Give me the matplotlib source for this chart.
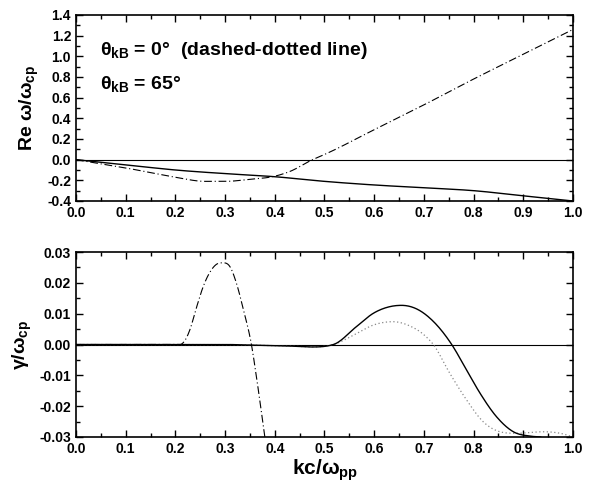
import numpy as np
import matplotlib
matplotlib.use("Agg")
import matplotlib.pyplot as plt
from matplotlib.ticker import MultipleLocator, FormatStrFormatter

plt.rcParams['font.family'] = ['Liberation Sans', 'DejaVu Sans']
plt.rcParams['font.weight'] = 'bold'
plt.rcParams['mathtext.fontset'] = 'custom'
plt.rcParams['mathtext.rm'] = 'Liberation Sans:bold'
plt.rcParams['mathtext.it'] = 'Liberation Sans:bold'
plt.rcParams['mathtext.bf'] = 'Liberation Sans:bold'
plt.rcParams['mathtext.sf'] = 'Liberation Sans:bold'

# ---- Top panel: Re omega / omega_cp ----
re65_k = [0.0, 0.1, 0.2, 0.3, 0.4, 0.5, 0.6, 0.7, 0.8, 0.9, 1.0]
re65_w = [0.0, -0.05, -0.10, -0.135, -0.165, -0.21, -0.245, -0.272, -0.30, -0.35, -0.40]

re0_k = [0.0, 0.05, 0.1, 0.15, 0.2, 0.26, 0.3, 0.35, 0.4, 0.43, 0.476, 0.5, 0.6, 0.7, 0.8, 0.9, 1.0]
re0_w = [0.0, -0.04, -0.08, -0.125, -0.17, -0.21, -0.21, -0.19, -0.16, -0.115, 0.0, 0.05, 0.29, 0.53, 0.78, 1.02, 1.26]

# ---- Bottom panel: gamma / omega_cp ----
g0_k = [0.0, 0.209, 0.22, 0.229, 0.243, 0.256, 0.270, 0.286, 0.296, 0.310, 0.323, 0.337, 0.353, 0.364, 0.380]
g0_g = [0.0, 0.0, 0.0015, 0.0047, 0.0123, 0.0188, 0.0236, 0.0263, 0.0265, 0.0252, 0.0198, 0.0112, 0.0, -0.0115, -0.030]

g65_k = [0.0, 0.3, 0.35, 0.43, 0.471, 0.518, 0.565, 0.598, 0.632, 0.655, 0.686, 0.719,
         0.756, 0.786, 0.813, 0.846, 0.880, 0.913, 0.935]
g65_g = [0.0, 0.0, -0.0002, -0.0005, -0.0008, 0.0, 0.0059, 0.0101, 0.0123, 0.0127, 0.0115, 0.0075,
         0.0, -0.0083, -0.0158, -0.0234, -0.0283, -0.0297, -0.0300]

g65d_k = [0.0, 0.3, 0.35, 0.43, 0.471, 0.518, 0.565, 0.598, 0.638, 0.672, 0.699, 0.719,
          0.752, 0.786, 0.819, 0.853, 0.886, 0.94, 0.98, 1.0]
g65d_g = [0.0, 0.0, -0.0002, -0.0005, -0.0008, 0.0, 0.0036, 0.0063, 0.0074, 0.006, 0.0033, 0.0,
          -0.0093, -0.018, -0.025, -0.0283, -0.0288, -0.0283, -0.029, -0.030]

xticks = [0.0, 0.1, 0.2, 0.3, 0.4, 0.5, 0.6, 0.7, 0.8, 0.9, 1.0]


def smooth(xs, ys, n=500):
    xs = np.asarray(xs, float)
    ys = np.asarray(ys, float)
    xn = np.linspace(xs[0], xs[-1], n)
    h = np.diff(xs)
    d = np.diff(ys) / h
    m = np.zeros_like(ys)
    m[0], m[-1] = d[0], d[-1]
    for i in range(1, len(xs) - 1):
        if d[i - 1] * d[i] <= 0:
            m[i] = 0.0
        else:
            m[i] = (h[i] * d[i - 1] + h[i - 1] * d[i]) / (h[i - 1] + h[i])
            lim = 3 * min(abs(d[i - 1]), abs(d[i]))
            m[i] = np.sign(m[i]) * min(abs(m[i]), lim)
    idx = np.clip(np.searchsorted(xs, xn) - 1, 0, len(xs) - 2)
    t = (xn - xs[idx]) / h[idx]
    h00 = 2 * t**3 - 3 * t**2 + 1
    h10 = t**3 - 2 * t**2 + t
    h01 = -2 * t**3 + 3 * t**2
    h11 = t**3 - t**2
    yn = h00 * ys[idx] + h10 * h[idx] * m[idx] + h01 * ys[idx + 1] + h11 * h[idx] * m[idx + 1]
    return xn, yn


fig = plt.figure(figsize=(5.95, 4.93), dpi=100)
ax1 = fig.add_axes([0.1277, 0.5923, 0.8353, 0.3773])
ax2 = fig.add_axes([0.1277, 0.1136, 0.8353, 0.3752])

dashdot = (0, (7, 2.5, 1, 2.5))

ax1.axhline(0, color='black', lw=0.8)
x, y = smooth(re65_k, re65_w)
ax1.plot(x, y, color='black', lw=1.0)
x, y = smooth(re0_k, re0_w)
ax1.plot(x, y, color='black', lw=0.8, linestyle=dashdot)
ax1.set_xlim(0, 1)
ax1.set_ylim(-0.4, 1.4)
ax1.yaxis.set_major_locator(MultipleLocator(0.2))
ax1.yaxis.set_minor_locator(MultipleLocator(0.1))
ax1.yaxis.set_major_formatter(FormatStrFormatter('%.1f'))
ax1.set_ylabel(r'Re $\omega/\omega_{\rm cp}$', fontsize=14, fontweight='bold')
ax1.text(0.048, 0.81, r'$\theta_{\rm kB}$ = 0$\degree$  (dashed-dotted line)', transform=ax1.transAxes,
         fontsize=14, fontweight='bold', va='center', ha='left')
ax1.text(0.048, 0.63, r'$\theta_{\rm kB}$ = 65$\degree$', transform=ax1.transAxes,
         fontsize=14, fontweight='bold', va='center', ha='left')

ax2.axhline(0, color='black', lw=0.8)
x, y = smooth(g0_k, g0_g)
ax2.plot(x, y, color='black', lw=0.8, linestyle=dashdot)
x, y = smooth(g65d_k, g65d_g)
ax2.plot(x, y, color='#888888', lw=0.9, linestyle=(0, (1, 2)))
x, y = smooth(g65_k, g65_g)
ax2.plot(x, y, color='black', lw=1.0)
ax2.set_xlim(0, 1)
ax2.set_ylim(-0.03, 0.03)
ax2.yaxis.set_major_locator(MultipleLocator(0.01))
ax2.yaxis.set_minor_locator(MultipleLocator(0.005))
ax2.yaxis.set_major_formatter(FormatStrFormatter('%.2f'))
ax2.set_ylabel(r'$\gamma/\omega_{\rm cp}$', fontsize=14, fontweight='bold')
ax2.set_xlabel(r'kc/$\omega_{\rm pp}$', fontsize=15, fontweight='bold', labelpad=1)

for ax in (ax1, ax2):
    ax.set_xticks(xticks)
    ax.xaxis.set_major_formatter(FormatStrFormatter('%.1f'))
    ax.xaxis.set_minor_locator(MultipleLocator(0.05))
    ax.tick_params(which='both', direction='in', top=True, right=True,
                   labelsize=10, width=1.0)
    ax.tick_params(which='major', length=5)
    ax.tick_params(which='minor', length=3)
    for lab in ax.get_xticklabels() + ax.get_yticklabels():
        lab.set_fontweight('bold')
    for s in ax.spines.values():
        s.set_linewidth(1.2)

ax1.yaxis.set_label_coords(-0.07, 0.5)
ax2.yaxis.set_label_coords(-0.085, 0.5)

fig.savefig('out.png', dpi=100)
------------------------------------
Leave the pictures out and reproduce exactly the lines from the top of the listing above through the line with "-0.30, -0.35, -0.40]".

=== Final answer ===
Give me the matplotlib source for this chart.
import numpy as np
import matplotlib
matplotlib.use("Agg")
import matplotlib.pyplot as plt
from matplotlib.ticker import MultipleLocator, FormatStrFormatter

plt.rcParams['font.family'] = ['Liberation Sans', 'DejaVu Sans']
plt.rcParams['font.weight'] = 'bold'
plt.rcParams['mathtext.fontset'] = 'custom'
plt.rcParams['mathtext.rm'] = 'Liberation Sans:bold'
plt.rcParams['mathtext.it'] = 'Liberation Sans:bold'
plt.rcParams['mathtext.bf'] = 'Liberation Sans:bold'
plt.rcParams['mathtext.sf'] = 'Liberation Sans:bold'

# ---- Top panel: Re omega / omega_cp ----
re65_k = [0.0, 0.1, 0.2, 0.3, 0.4, 0.5, 0.6, 0.7, 0.8, 0.9, 1.0]
re65_w = [0.0, -0.05, -0.10, -0.135, -0.165, -0.21, -0.245, -0.272, -0.30, -0.35, -0.40]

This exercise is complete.